## Short exercise
Keep only the lines from the top of the listing through the one with "med_unemp = [0.17, 0.20, 0.06, None, 0.0]", and reproduce them unaltered.

[Start of Supplied information]

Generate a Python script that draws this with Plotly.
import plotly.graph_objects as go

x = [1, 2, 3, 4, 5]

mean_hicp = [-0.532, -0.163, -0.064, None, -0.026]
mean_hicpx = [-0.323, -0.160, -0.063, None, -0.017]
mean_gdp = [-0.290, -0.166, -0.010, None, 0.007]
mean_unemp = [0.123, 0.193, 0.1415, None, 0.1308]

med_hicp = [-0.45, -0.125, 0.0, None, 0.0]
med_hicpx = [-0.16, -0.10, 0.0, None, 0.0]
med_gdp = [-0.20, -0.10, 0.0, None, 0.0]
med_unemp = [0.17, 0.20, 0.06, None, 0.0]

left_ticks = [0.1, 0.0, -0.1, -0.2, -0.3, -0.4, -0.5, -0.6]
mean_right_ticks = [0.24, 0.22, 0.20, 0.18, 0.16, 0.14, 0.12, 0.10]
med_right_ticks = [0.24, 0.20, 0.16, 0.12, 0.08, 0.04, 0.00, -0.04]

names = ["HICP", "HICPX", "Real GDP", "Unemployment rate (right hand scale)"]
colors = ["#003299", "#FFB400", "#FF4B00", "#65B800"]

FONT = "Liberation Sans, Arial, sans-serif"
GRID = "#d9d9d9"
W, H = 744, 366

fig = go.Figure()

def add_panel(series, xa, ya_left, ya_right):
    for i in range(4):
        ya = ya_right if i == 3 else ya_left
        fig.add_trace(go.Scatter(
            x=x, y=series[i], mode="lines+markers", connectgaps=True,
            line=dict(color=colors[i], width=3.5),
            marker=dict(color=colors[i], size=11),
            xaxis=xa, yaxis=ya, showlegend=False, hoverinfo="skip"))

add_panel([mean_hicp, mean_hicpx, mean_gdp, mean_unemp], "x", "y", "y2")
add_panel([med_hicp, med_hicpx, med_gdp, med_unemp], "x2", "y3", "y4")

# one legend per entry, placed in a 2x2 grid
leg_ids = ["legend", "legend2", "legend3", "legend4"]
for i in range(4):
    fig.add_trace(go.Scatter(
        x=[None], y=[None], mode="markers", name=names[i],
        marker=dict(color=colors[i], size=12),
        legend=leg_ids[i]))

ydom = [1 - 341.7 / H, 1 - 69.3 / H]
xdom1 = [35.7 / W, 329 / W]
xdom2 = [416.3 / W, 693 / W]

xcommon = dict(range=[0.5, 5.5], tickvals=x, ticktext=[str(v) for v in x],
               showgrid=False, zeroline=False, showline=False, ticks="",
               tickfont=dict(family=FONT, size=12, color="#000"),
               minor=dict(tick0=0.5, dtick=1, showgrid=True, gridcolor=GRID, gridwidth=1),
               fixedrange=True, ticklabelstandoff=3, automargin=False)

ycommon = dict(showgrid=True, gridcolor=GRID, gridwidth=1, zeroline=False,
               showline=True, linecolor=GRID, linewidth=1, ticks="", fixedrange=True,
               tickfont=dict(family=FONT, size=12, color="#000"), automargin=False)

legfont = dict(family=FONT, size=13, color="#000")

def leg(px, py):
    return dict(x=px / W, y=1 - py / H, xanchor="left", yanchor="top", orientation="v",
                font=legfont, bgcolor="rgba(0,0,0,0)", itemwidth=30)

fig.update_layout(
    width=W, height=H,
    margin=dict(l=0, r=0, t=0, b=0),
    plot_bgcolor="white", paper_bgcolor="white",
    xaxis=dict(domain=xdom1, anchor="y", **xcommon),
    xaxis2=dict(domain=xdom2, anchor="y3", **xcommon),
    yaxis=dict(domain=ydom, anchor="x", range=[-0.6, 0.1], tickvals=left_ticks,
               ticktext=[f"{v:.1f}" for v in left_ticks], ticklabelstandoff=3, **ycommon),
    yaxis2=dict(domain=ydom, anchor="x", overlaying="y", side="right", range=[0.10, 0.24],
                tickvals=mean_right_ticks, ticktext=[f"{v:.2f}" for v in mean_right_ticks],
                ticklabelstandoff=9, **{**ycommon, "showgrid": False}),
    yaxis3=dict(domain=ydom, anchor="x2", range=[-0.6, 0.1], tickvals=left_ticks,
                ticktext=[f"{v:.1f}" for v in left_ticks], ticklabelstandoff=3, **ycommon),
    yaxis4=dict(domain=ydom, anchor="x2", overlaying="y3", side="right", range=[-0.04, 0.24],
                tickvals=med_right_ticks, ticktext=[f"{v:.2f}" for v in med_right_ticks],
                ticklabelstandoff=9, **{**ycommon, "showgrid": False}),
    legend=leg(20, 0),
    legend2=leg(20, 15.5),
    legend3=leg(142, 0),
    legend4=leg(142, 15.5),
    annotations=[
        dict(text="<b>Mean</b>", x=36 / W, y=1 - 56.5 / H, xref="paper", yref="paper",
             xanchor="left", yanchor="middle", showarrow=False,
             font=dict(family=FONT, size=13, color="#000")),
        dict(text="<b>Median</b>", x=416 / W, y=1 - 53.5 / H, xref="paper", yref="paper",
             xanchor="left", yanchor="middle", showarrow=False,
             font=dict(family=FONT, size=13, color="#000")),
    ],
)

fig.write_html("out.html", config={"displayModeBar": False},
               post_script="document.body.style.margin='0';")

[End of Supplied information]

## Written answer
Generate a Python script that draws this with Plotly.
import plotly.graph_objects as go

x = [1, 2, 3, 4, 5]

mean_hicp = [-0.532, -0.163, -0.064, None, -0.026]
mean_hicpx = [-0.323, -0.160, -0.063, None, -0.017]
mean_gdp = [-0.290, -0.166, -0.010, None, 0.007]
mean_unemp = [0.123, 0.193, 0.1415, None, 0.1308]

med_hicp = [-0.45, -0.125, 0.0, None, 0.0]
med_hicpx = [-0.16, -0.10, 0.0, None, 0.0]
med_gdp = [-0.20, -0.10, 0.0, None, 0.0]
med_unemp = [0.17, 0.20, 0.06, None, 0.0]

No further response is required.